__DATA SHOWN__.
***

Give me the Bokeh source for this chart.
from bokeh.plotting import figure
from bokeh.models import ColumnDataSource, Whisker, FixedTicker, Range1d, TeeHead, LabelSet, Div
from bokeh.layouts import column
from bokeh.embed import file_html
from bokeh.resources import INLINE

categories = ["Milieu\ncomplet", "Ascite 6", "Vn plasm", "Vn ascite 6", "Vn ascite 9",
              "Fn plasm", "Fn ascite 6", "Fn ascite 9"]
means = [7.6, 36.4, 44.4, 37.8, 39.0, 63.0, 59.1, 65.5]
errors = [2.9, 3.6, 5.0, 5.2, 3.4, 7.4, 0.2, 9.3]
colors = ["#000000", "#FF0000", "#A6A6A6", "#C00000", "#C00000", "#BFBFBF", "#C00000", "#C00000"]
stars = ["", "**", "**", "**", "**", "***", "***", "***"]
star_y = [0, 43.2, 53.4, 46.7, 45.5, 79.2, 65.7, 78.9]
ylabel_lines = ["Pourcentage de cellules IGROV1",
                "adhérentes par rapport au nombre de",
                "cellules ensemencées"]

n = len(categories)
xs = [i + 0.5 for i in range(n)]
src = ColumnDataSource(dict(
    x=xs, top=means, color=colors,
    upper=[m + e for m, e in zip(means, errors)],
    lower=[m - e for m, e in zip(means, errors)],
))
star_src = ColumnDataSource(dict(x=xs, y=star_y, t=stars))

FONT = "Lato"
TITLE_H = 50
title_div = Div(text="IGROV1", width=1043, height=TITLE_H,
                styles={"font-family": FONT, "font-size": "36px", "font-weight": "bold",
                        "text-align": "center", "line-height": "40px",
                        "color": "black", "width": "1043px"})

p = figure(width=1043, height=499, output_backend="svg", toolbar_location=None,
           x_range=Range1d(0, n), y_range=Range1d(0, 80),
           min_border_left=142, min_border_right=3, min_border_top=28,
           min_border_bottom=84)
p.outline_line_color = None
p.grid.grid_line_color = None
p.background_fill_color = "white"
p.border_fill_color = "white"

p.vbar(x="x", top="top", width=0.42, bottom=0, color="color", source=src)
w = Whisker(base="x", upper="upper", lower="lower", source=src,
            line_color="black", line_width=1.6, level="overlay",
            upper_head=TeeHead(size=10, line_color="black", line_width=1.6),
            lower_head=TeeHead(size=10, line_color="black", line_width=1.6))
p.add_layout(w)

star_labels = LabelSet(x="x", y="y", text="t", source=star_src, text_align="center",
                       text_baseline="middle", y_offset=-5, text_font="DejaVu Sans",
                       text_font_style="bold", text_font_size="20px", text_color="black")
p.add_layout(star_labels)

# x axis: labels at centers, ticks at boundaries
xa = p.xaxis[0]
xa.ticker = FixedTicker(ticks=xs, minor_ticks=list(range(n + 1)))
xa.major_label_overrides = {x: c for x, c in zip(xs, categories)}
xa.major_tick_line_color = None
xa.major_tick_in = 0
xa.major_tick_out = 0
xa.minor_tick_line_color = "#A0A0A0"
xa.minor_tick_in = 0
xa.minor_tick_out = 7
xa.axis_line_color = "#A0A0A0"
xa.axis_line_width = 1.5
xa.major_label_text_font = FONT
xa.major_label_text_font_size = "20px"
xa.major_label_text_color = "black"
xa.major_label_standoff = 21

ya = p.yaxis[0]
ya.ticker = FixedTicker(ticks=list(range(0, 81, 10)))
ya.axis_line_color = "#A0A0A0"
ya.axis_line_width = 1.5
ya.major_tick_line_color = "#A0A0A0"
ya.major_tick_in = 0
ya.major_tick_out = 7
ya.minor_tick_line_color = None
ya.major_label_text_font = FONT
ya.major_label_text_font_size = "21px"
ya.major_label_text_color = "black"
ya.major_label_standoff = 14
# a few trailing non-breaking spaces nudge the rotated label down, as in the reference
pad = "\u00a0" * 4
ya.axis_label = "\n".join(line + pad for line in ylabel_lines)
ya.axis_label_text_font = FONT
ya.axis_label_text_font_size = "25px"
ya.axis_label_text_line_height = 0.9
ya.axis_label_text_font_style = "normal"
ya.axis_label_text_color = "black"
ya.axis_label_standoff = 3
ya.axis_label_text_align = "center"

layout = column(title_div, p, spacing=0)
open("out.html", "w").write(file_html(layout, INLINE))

***

From the first line of the listing above to the line with "from bokeh.resources import INLINE", please transcribe each line exactly, both ends included, and nothing beyond that.

__FINISHED TASK__.
Give me the Bokeh source for this chart.
from bokeh.plotting import figure
from bokeh.models import ColumnDataSource, Whisker, FixedTicker, Range1d, TeeHead, LabelSet, Div
from bokeh.layouts import column
from bokeh.embed import file_html
from bokeh.resources import INLINE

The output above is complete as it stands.